Read More: How Worried Should You Be About Earthquakes in the US?
The Stress of Tectonic Movement
Earthquakes tend to develop in subduction zones, where a dense tectonic plate slides under another, less dense plate. As these plates scrape together, they sometimes get locked from friction. Stress then builds up until the plates finally manage to slip out of their stalemate, generating massive earthquakes as a result.
This can happen in a number of subduction zones around the world, like the Cascadia subduction zone off the Pacific Coast of North America. Here, the Juan de Fuca Plate slides beneath the North American plate.
The movement of these plates can even trigger “megathrust earthquakes,” which are powerful enough to exceed magnitude 9.0 on the Richter scale. However, megathrust earthquakes happen infrequently; only 13 have come from the Cascadia subduction zone over the past 6,000 years, each one taking place hundreds of years apart, according to Earthquakes Canada.
Recharging Earthquake Energy
Slow slip events (SSEs) occur beneath the “transition zone” where tectonic plates get locked, and they’re characterized by more gradual tectonic motion that happens over a long period of time, according to Earth Scope.
While the slow slip movement alleviates some stress on certain portions of a fault, it simultaneously aggravates stress in the parts where they’re locked. So while SSEs underneath the Cascadia subduction zone, for example, aren’t nearly powerful enough to be felt by anyone living on the Pacific coast, they still increase the risk of a powerful earthquake as they add stress to locked plates little by little.
Unlike a typical earthquake, SSEs don’t deplete all of their energy at once before starting the long process of rebuilding stress back at step one. After energy is released from an SSE, faults can reload stress in a short timespan, as researchers behind the new study observed from seismic data at the Cascadia subduction zone.
“We discovered that deep faults can heal themselves within hours,” said study author Amanda Thomas, professor of earth and planetary sciences at UC Davis, in a statement. “This prompts us to reevaluate fault rheological behavior, and if we have been neglecting something very important.”
Glued Back Together
To understand how faults heal themselves, the researchers replicated SSEs in experiments where they packed powdered quartz into a silver cylinder, welded it shut, and put it under pressure of 1 Gigapascal (10,000 times atmospheric pressure) at 500 degrees Celsius.

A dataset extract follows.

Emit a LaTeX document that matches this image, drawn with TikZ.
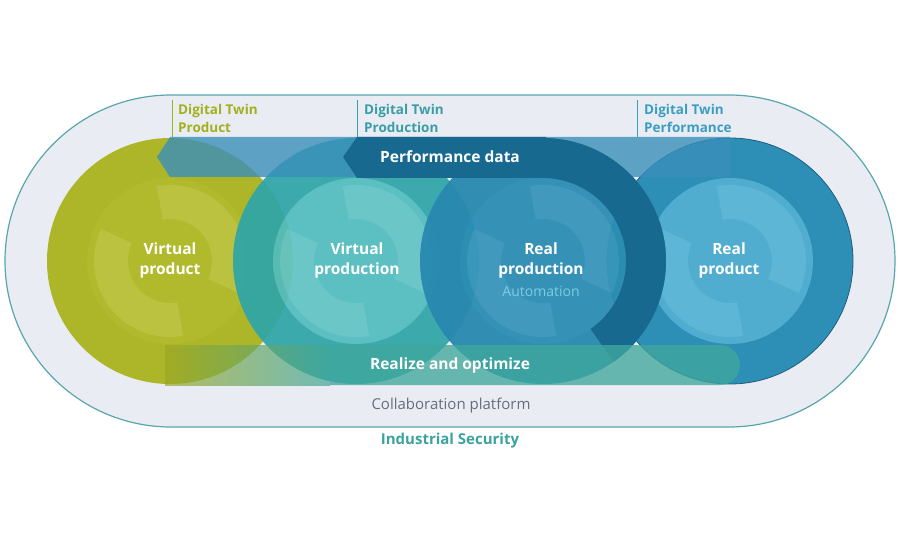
\documentclass[tikz,border=0pt]{standalone}
\usepackage{fontspec}
\setmainfont{Open Sans}
\usetikzlibrary{positioning}
% colours
\definecolor{platfill}{HTML}{E9EDF3}
\definecolor{platline}{HTML}{58A6AC}
\definecolor{vpring}{HTML}{ACB628}
\definecolor{vpinner}{HTML}{B1BA2D}
\definecolor{vpswirl}{HTML}{BAC23F}
\definecolor{vtring}{HTML}{2FA5A7}
\definecolor{vtinner}{HTML}{52BCBE}
\definecolor{vtswirl}{HTML}{62C4C5}
\definecolor{rtring}{HTML}{2888AF}
\definecolor{rtinner}{HTML}{2C8DB3}
\definecolor{rtswirl}{HTML}{3896BB}
\definecolor{rtdark}{HTML}{176990}
\definecolor{rpring}{HTML}{2D8EB6}
\definecolor{rpinner}{HTML}{50ADCF}
\definecolor{rpswirl}{HTML}{5DB6D6}
\definecolor{rpline}{HTML}{1D5E80}
\definecolor{bandblue}{HTML}{3A8FBA}
\definecolor{bandolive}{HTML}{9DA723}
\definecolor{bandteal}{HTML}{3FA79D}
\definecolor{twinolive}{HTML}{A3B01E}
\definecolor{twinteal}{HTML}{3A9DA6}
\definecolor{twinblue}{HTML}{3C9DC3}
\definecolor{autoblue}{HTML}{7DCCE6}
\definecolor{platgray}{HTML}{666E7B}
\definecolor{secteal}{HTML}{3AA39E}
\tikzset{
	bigtext/.style={font=\bfseries\fontsize{15.5}{20}\selectfont, text=white, align=center}
}
\tikzset{
	twintext/.style={font=\bfseries\fontsize{13.5}{18}\selectfont, align=left, anchor=west, inner sep=0pt}
}
% one circle of the loop: centre, ring, inner disc, swirl
\newcommand{\loopcircle}[4]{%
  \fill[#2] (#1) circle[radius=123];
  \fill[#3] (#1) circle[radius=83];
  \fill[#4] ([shift={(100:76)}]#1) arc[start angle=100,end angle=-25,radius=76]
    -- ([shift={(-25:42)}]#1) arc[start angle=-25,end angle=100,radius=42] -- cycle;
  \fill[#4] ([shift={(280:76)}]#1) arc[start angle=280,end angle=155,radius=76]
    -- ([shift={(155:42)}]#1) arc[start angle=155,end angle=280,radius=42] -- cycle;
}

\begin{document}
\begin{tikzpicture}[x=1pt,y=1pt]
      \useasboundingbox (0,0) rectangle (900,550);
      % collaboration platform
      \draw[platline, fill=platfill, line width=1.2pt, rounded corners=166pt] (5,123) rectangle (895,455);
      % circle centres
      \coordinate (vprod) at (170,289);
      \coordinate (vprtn) at (356,289);
      \coordinate (rprtn) at (543,289);
      \coordinate (rprod) at (730,289);
      % circles, back to front
      \loopcircle{rprod}{rpring}{rpinner}{rpswirl}
      \draw[rpline, line width=0.8pt] (rprod) circle[radius=123];
      \loopcircle{vprod}{vpring}{vpinner}{vpswirl}
      \begin{scope}[transparency group, opacity=0.93]
        \loopcircle{vprtn}{vtring}{vtinner}{vtswirl}
      \end{scope}
      \begin{scope}[transparency group, opacity=0.95]
        \loopcircle{rprtn}{rtring}{rtinner}{rtswirl}
      \end{scope}
      % performance data band
      \fill[bandblue, opacity=0.8] (170,413) -- (730,413) -- (730,373) -- (170,373) -- (157,393) -- cycle;
      \fill[rtdark] ([shift={(90:123)}]rprtn) arc[start angle=90,end angle=-55,radius=123]
        -- ([shift={(-55:83)}]rprtn) arc[start angle=-55,end angle=90,radius=83] -- cycle;
      \fill[rtdark] (357,413) -- (546,413) -- (546,372) -- (357,372) -- (343,393) -- cycle;
      % realize and optimize band
      \shade[left color=bandolive, right color=bandteal, opacity=0.7] (165,165) rectangle (330,205);
      \fill[bandteal, opacity=0.78] (330,165) -- (720,165) arc[start angle=-90,end angle=90,radius=20] -- (330,205) -- cycle;
      % digital twin tags
      \draw[twinolive, line width=0.8pt] (172,413) -- (172,450);
      \draw[twinteal, line width=0.8pt] (357,413) -- (357,450);
      \draw[twinblue, line width=0.8pt] (637,413) -- (637,450);
      \node[twintext, text=twinolive] (dtprod) at (178,432) {Digital Twin\\Product};
      \node[twintext, text=twinteal] (dtprtn) at (364,432) {Digital Twin\\Production};
      \node[twintext, text=twinblue] (dtperf) at (644,432) {Digital Twin\\Performance};
      % texts
      \node[bigtext] (perf) at (450,393) {Performance data};
      \node[bigtext] (vprodtxt) at (170,290) {Virtual\\product};
      \node[bigtext] (vprtntxt) at (357,290) {Virtual\\production};
      \node[bigtext] (rprtntxt) at (541,290) {Real\\production};
      \node[font=\fontsize{14}{16}\selectfont, text=autoblue] (auto) at (541,259) {Automation};
      \node[bigtext] (rprodtxt) at (729,290) {Real\\product};
      \node[bigtext] (realize) at (450,185) {Realize and optimize};
      \node[font=\fontsize{15}{18}\selectfont, text=platgray] (collab) at (451,144) {Collaboration platform};
      \node[font=\bfseries\fontsize{15}{18}\selectfont, text=secteal] (secur) at (450,109) {Industrial Security};
    \end{tikzpicture}
\end{document}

In essence, the researchers were simulating what happens in the aftermath of an SSE by “cooking” the quartz sample. After measuring how fast sound waves could move through the sample, they opened the cylinders and examined the sample’s structure via electron microscopy. They found that upon being compressed, the mineral grains welded together.
This shows that after an SSE, the rocks in faults glue themselves back together. The concept of cohesion, the researchers say, is something that may require more attention in earthquake models; it could potentially contribute to the stress at shallower faults and other faults that cause major earthquakes.